Alpacas have been successful raised in every state of the United States and do well both in northern and southern states. So, wherever you are in the US, you can successfully raise alpacas. These animals are hardy by nature and survive and adapt well.
At the same time, its in the best interest of the alpaca farmer (breeder) to ensure a healthy farm environment for his breed. The more suitable the environment for them to thrive, the better your chance of having more fiber.
Alpacas do well in the northern states and their thick fiber grown by winter helps protect them from the elements. A successful alpaca farmer (like any other farmer) will be in tune with the weather. Knowing when potential heat waves or high humidity days are approaching will help you be better prepared for helping them cool off. This can be as simple as hosing their legs and bellies with water and providing extra water buckets to help them get through the heat wave.

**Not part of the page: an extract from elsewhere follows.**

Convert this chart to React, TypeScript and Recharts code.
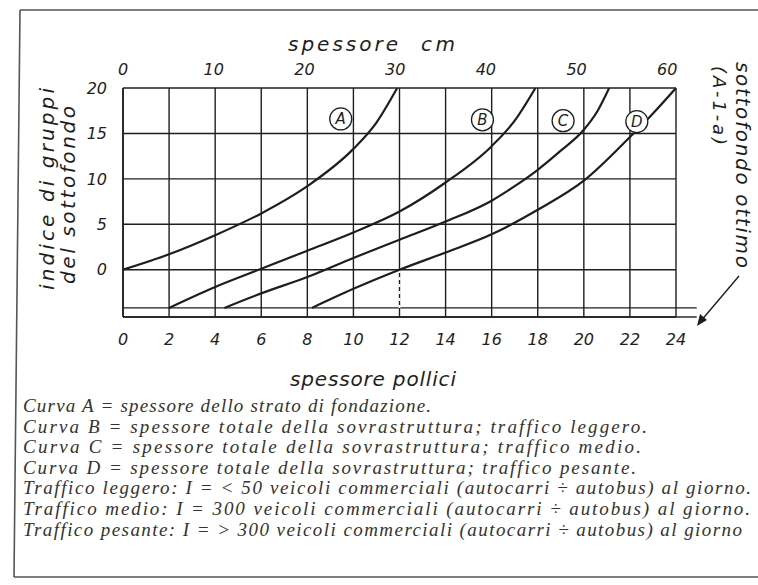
import React from "react";
import {
  LineChart,
  Line,
  XAxis,
  YAxis,
  CartesianGrid,
  ReferenceLine,
  ReferenceDot,
} from "recharts";

// spessore in pollici (asse inferiore) e in cm (asse superiore)
const INCH_TICKS = [0, 2, 4, 6, 8, 10, 12, 14, 16, 18, 20, 22, 24];
const CM_TICKS = [0, 10, 20, 30, 40, 50, 60];
const INDEX_TICKS = [0, 5, 10, 15, 20];

const SOTTOFONDO_OTTIMO = -4.2;
const FONDO = -5.2;

// curve: x = pollici, y = indice di gruppo
const CURVA_A = [
  { x: 0, y: 0 },
  { x: 2, y: 1.7 },
  { x: 4, y: 3.8 },
  { x: 6, y: 6.2 },
  { x: 8, y: 9.2 },
  { x: 10, y: 13.3 },
  { x: 11, y: 16.2 },
  { x: 11.9, y: 20 },
];
const CURVA_B = [
  { x: 2, y: -4.2 },
  { x: 4, y: -1.9 },
  { x: 6, y: 0.1 },
  { x: 8, y: 2.1 },
  { x: 10, y: 4.1 },
  { x: 12, y: 6.4 },
  { x: 14, y: 9.6 },
  { x: 16, y: 13.6 },
  { x: 17, y: 16.4 },
  { x: 17.9, y: 20 },
];
const CURVA_C = [
  { x: 4.4, y: -4.2 },
  { x: 6, y: -2.6 },
  { x: 8, y: -0.8 },
  { x: 10, y: 1.3 },
  { x: 12, y: 3.3 },
  { x: 14, y: 5.3 },
  { x: 16, y: 7.6 },
  { x: 17, y: 9.2 },
  { x: 18, y: 11.0 },
  { x: 19, y: 13.1 },
  { x: 20, y: 15.4 },
  { x: 20.6, y: 17.5 },
  { x: 21.1, y: 20 },
];
const CURVA_D = [
  { x: 8.2, y: -4.2 },
  { x: 10, y: -2.1 },
  { x: 12, y: 0 },
  { x: 14, y: 1.9 },
  { x: 16, y: 3.9 },
  { x: 18, y: 6.6 },
  { x: 20, y: 9.8 },
  { x: 22, y: 14.6 },
  { x: 23, y: 17.2 },
  { x: 24, y: 20 },
];

const ETICHETTE = [
  { id: "A", x: 9.45, y: 16.6 },
  { id: "B", x: 15.6, y: 16.5 },
  { id: "C", x: 19.1, y: 16.4 },
  { id: "D", x: 22.3, y: 16.3 },
];

const NOTE = [
  { testo: "Curva A = spessore dello strato di fondazione.", w: 408 },
  { testo: "Curva B = spessore totale della sovrastruttura; traffico leggero.", w: 624 },
  { testo: "Curva C = spessore totale della sovrastruttura; traffico medio.", w: 618 },
  { testo: "Curva D = spessore totale della sovrastruttura; traffico pesante.", w: 613 },
  { testo: "Traffico leggero:  I = < 50 veicoli commerciali (autocarri ÷ autobus) al giorno.", w: 728 },
  { testo: "Traffico medio:  I = 300 veicoli commerciali (autocarri ÷ autobus) al giorno.", w: 727 },
  { testo: "Traffico pesante: I = > 300 veicoli commerciali (autocarri ÷ autobus) al giorno", w: 719 },
];

const INK = "#1e1e1e";
const SANS = "'DejaVu Sans', sans-serif";
const tickStyle = { fontSize: 16, fontStyle: "italic", fill: INK, fontFamily: SANS };

export default function App() {
  return (
    <div style={{ position: "absolute", left: 0, top: 0, width: 758, height: 585, background: "#fff" }}>
      <LineChart
        width={758}
        height={585}
        margin={{ top: 58, left: 83, right: 82, bottom: 238 }}
      >
        <CartesianGrid stroke={INK} strokeWidth={1.4} />
        <XAxis
          type="number"
          dataKey="x"
          domain={[0, 24]}
          ticks={INCH_TICKS}
          height={30}
          tickSize={0}
          tickMargin={17}
          tick={tickStyle}
          axisLine={{ stroke: INK, strokeWidth: 1.6 }}
          allowDataOverflow
        />
        <XAxis
          xAxisId="cm"
          orientation="top"
          type="number"
          dataKey="x"
          domain={[0, 24 * 2.54]}
          ticks={CM_TICKS}
          height={30}
          tickSize={0}
          tickMargin={13}
          tick={tickStyle}
          axisLine={false}
          allowDataOverflow
        />
        <YAxis
          type="number"
          domain={[FONDO, 20]}
          ticks={INDEX_TICKS}
          width={40}
          tickSize={0}
          tickMargin={16}
          tick={tickStyle}
          axisLine={{ stroke: INK, strokeWidth: 1.6 }}
          allowDataOverflow
        />
        <ReferenceLine
          segment={[
            { x: 0, y: SOTTOFONDO_OTTIMO },
            { x: 24.9, y: SOTTOFONDO_OTTIMO },
          ]}
          stroke={INK}
          strokeWidth={1.4}
          ifOverflow="visible"
        />
        <ReferenceLine
          segment={[
            { x: 24, y: FONDO },
            { x: 24.9, y: FONDO },
          ]}
          stroke={INK}
          strokeWidth={1.4}
          ifOverflow="visible"
        />
        <ReferenceLine
          segment={[
            { x: 12, y: SOTTOFONDO_OTTIMO },
            { x: 12, y: 0 },
          ]}
          stroke="#fff"
          strokeWidth={2}
          strokeDasharray="3 4"
        />
        {/* serie invisibile solo per agganciare l'asse in cm */}
        <Line
          xAxisId="cm"
          data={CM_TICKS.map((c) => ({ x: c, y: 0 }))}
          dataKey="y"
          stroke="none"
          dot={false}
          activeDot={false}
          legendType="none"
          isAnimationActive={false}
        />
        {[CURVA_A, CURVA_B, CURVA_C, CURVA_D].map((curva, i) => (
          <Line
            key={i}
            data={curva}
            dataKey="y"
            type="monotone"
            stroke={INK}
            strokeWidth={2.2}
            dot={false}
            isAnimationActive={false}
          />
        ))}
        {ETICHETTE.map((e) => (
          <ReferenceDot
            key={e.id}
            x={e.x}
            y={e.y}
            r={11}
            fill="#fff"
            stroke={INK}
            strokeWidth={1.3}
            label={{
              value: e.id,
              position: "center",
              fontSize: 15,
              fontStyle: "italic",
              fontFamily: SANS,
              fill: INK,
            }}
          />
        ))}
      </LineChart>

      <svg
        width={758}
        height={585}
        style={{ position: "absolute", left: 0, top: 0, pointerEvents: "none" }}
      >
        <path d="M20 10 L758 10 M20 10 L14 577 M14 577 L758 577" stroke="#555" strokeWidth={1.6} fill="none" />
        <g fontFamily={SANS} fontStyle="italic" fill={INK} fontSize={20}>
          <text x={288} y={51} textLength={110} lengthAdjust="spacing">spessore</text>
          <text x={421} y={51} textLength={34} lengthAdjust="spacing">cm</text>
          <text x={290} y={386} textLength={166} lengthAdjust="spacing">spessore pollici</text>
          <text transform="translate(54,290) rotate(-90)" textLength={202} lengthAdjust="spacing">
            indice di gruppi
          </text>
          <text transform="translate(75,284) rotate(-90)" textLength={178} lengthAdjust="spacing">
            del sottofondo
          </text>
          <text transform="translate(736,62) rotate(90)" textLength={206} lengthAdjust="spacing">
            sottofondo ottimo
          </text>
          <text transform="translate(713,66) rotate(90)" fontSize={18} textLength={79} lengthAdjust="spacing">
            (A-1-a)
          </text>
        </g>
        <line x1={739} y1={276} x2={700} y2={322} stroke={INK} strokeWidth={1.4} />
        <polygon points="697,326 700,314 707,320" fill={INK} />
        <g fontFamily="'Liberation Serif', serif" fontStyle="italic" fill="#333" fontSize={19}>
          {NOTE.map((n, i) => (
            <text
              key={i}
              x={23}
              y={412 + i * 20.6}
              textLength={n.w}
              lengthAdjust="spacing"
            >
              {n.testo}
            </text>
          ))}
        </g>
      </svg>
    </div>
  );
}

Consider keeping a hose attached and ready to go as soon as spring arrives. Whatever your approach, keep a closer eye on your alpacas on very hot days to make sure they are doing just fine. Generally the above will be enough to keep your breed happy and cool if you live in the northern states.
If you live in the southern states where heat and humidity are higher and harsher, then you have take a couple more steps. Consider installing cooling fans in the barn since this is where alpacas spend most of their daylight hours anyways during the summer. Keep a more frequent cooling schedule and perhaps have a neighbor or family member check in, if you work away from home. Think twice before installing regular fans instead of barn fans. The regular fans that are used in homes are not ideal for barns and can cause fires. They are also prone to dust buildup so its best to invest to in barn fans.
Alpacas have a few tricks up their sleeves as well when it comes to cooling off in the summer. They like cool dry weather, so consider planting trees in your pasture to help them get some shade on the sunny hot days. Think carefully about the areas on your farm that alpacas will have access to, and make sure to space them out so they always have a nice shelter nearby.
Another trick that alpacas have to cool off is that they like rolling around in bare spots in the pasture covering themselves with sand. So consider having some of these “sand spots” as well in your pasture.
If you live in an extremely northern climate where the winters are very harsh, you should consider focusing on Huacaya alpacas since these are larger and better able to handle colder climates than Suri alpacas.
When it comes to shelter, less is usually better. You can house your alpacas in a traditional animal barn or you can have a three-sided shelter. The advantage of an open shelter is that alpacas like to see and so visibility is a desirable advantage.
Second, on hot and humid days the breeze that will come from the open area will help cool them off as opposed to a traditional animal barn. Alpacas really only need a means to get out of the wind, rain and strong sun so your open shelter will be better for them and help reduce the need for cooling fans.